# start of MATERIAL FOR THE TASK
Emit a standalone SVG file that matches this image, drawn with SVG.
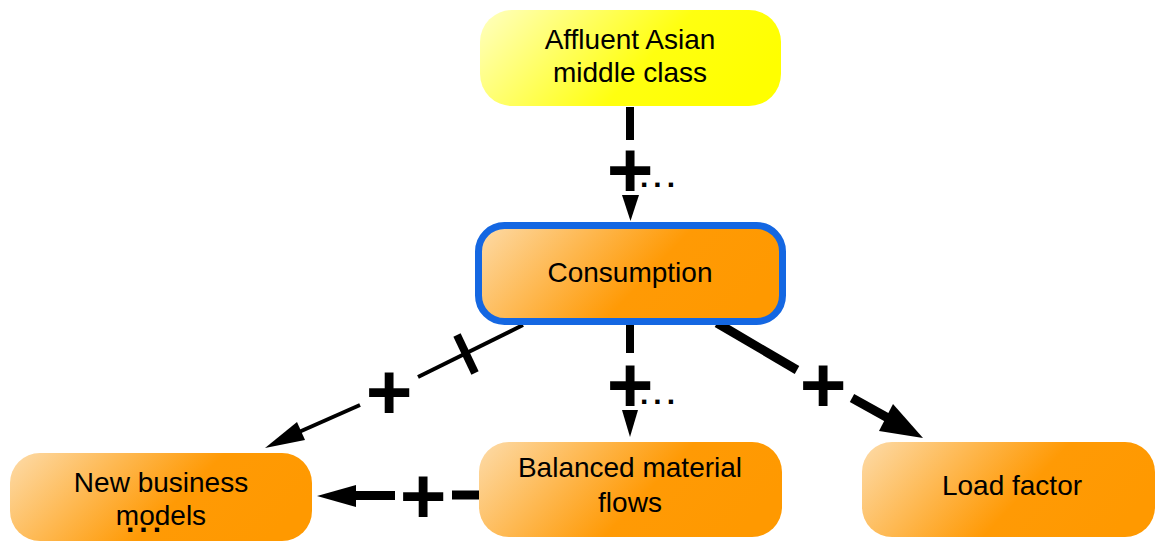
# end of MATERIAL FOR THE TASK
# start of MATERIAL FOR THE TASK
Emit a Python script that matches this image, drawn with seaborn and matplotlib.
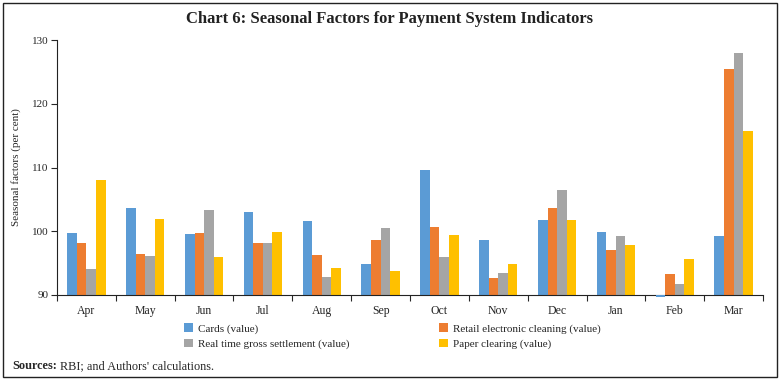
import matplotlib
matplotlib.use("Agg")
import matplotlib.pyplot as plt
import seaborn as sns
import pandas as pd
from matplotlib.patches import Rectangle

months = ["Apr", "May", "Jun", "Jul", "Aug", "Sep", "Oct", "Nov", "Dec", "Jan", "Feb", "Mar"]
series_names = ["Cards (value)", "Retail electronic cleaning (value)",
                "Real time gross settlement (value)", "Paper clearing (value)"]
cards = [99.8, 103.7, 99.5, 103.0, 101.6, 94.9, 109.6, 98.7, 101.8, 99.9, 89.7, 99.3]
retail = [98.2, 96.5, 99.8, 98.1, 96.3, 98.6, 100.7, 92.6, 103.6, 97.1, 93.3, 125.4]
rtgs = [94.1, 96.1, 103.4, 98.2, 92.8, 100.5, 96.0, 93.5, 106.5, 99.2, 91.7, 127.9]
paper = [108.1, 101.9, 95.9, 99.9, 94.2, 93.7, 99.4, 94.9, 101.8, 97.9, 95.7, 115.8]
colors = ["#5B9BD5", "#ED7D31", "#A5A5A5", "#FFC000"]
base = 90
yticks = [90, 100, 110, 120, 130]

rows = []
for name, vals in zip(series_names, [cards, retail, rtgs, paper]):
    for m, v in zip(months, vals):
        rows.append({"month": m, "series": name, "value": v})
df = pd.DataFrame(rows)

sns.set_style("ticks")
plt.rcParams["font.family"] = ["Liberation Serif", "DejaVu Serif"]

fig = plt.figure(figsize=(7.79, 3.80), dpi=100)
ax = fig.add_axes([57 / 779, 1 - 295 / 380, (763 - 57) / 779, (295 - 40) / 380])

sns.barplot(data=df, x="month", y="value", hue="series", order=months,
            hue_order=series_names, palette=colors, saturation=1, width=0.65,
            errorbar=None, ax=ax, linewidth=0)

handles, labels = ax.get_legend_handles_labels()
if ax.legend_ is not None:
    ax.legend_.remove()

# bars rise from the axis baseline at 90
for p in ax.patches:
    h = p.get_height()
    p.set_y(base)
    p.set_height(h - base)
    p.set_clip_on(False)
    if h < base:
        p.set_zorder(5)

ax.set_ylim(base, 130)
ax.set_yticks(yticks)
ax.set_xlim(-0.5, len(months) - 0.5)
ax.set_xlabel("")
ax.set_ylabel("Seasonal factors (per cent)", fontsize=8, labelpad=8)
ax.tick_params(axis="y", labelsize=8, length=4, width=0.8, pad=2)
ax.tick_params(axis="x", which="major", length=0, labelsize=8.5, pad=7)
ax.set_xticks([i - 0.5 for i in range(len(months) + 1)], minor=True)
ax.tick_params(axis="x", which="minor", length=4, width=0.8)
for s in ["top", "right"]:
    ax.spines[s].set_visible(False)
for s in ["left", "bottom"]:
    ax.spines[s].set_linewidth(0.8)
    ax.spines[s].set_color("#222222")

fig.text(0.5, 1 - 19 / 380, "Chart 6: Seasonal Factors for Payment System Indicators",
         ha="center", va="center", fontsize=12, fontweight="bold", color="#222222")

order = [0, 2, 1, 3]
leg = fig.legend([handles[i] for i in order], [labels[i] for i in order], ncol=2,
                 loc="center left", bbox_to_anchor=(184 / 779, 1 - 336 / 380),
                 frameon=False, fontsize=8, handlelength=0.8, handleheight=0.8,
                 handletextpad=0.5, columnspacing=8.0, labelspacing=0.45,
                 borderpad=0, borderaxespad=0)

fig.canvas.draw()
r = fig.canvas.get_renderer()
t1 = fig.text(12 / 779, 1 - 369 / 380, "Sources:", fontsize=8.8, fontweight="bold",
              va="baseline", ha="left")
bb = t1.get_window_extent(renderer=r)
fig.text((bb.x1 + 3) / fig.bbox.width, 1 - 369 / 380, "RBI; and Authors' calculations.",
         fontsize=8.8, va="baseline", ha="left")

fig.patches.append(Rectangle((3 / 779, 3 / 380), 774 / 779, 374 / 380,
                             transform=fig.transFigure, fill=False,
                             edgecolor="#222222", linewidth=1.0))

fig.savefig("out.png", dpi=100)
# end of MATERIAL FOR THE TASK
(INSTRUCTIONS FOR THE TASK): Go to the line that contains "Emit a Python" and copy from there down to the line that contains "from matplotlib.patches import Rectangle", with both lines included. Pass over the pictures.

(SOLUTION TO THE EXERCISE):
Emit a Python script that matches this image, drawn with seaborn and matplotlib.
import matplotlib
matplotlib.use("Agg")
import matplotlib.pyplot as plt
import seaborn as sns
import pandas as pd
from matplotlib.patches import Rectangle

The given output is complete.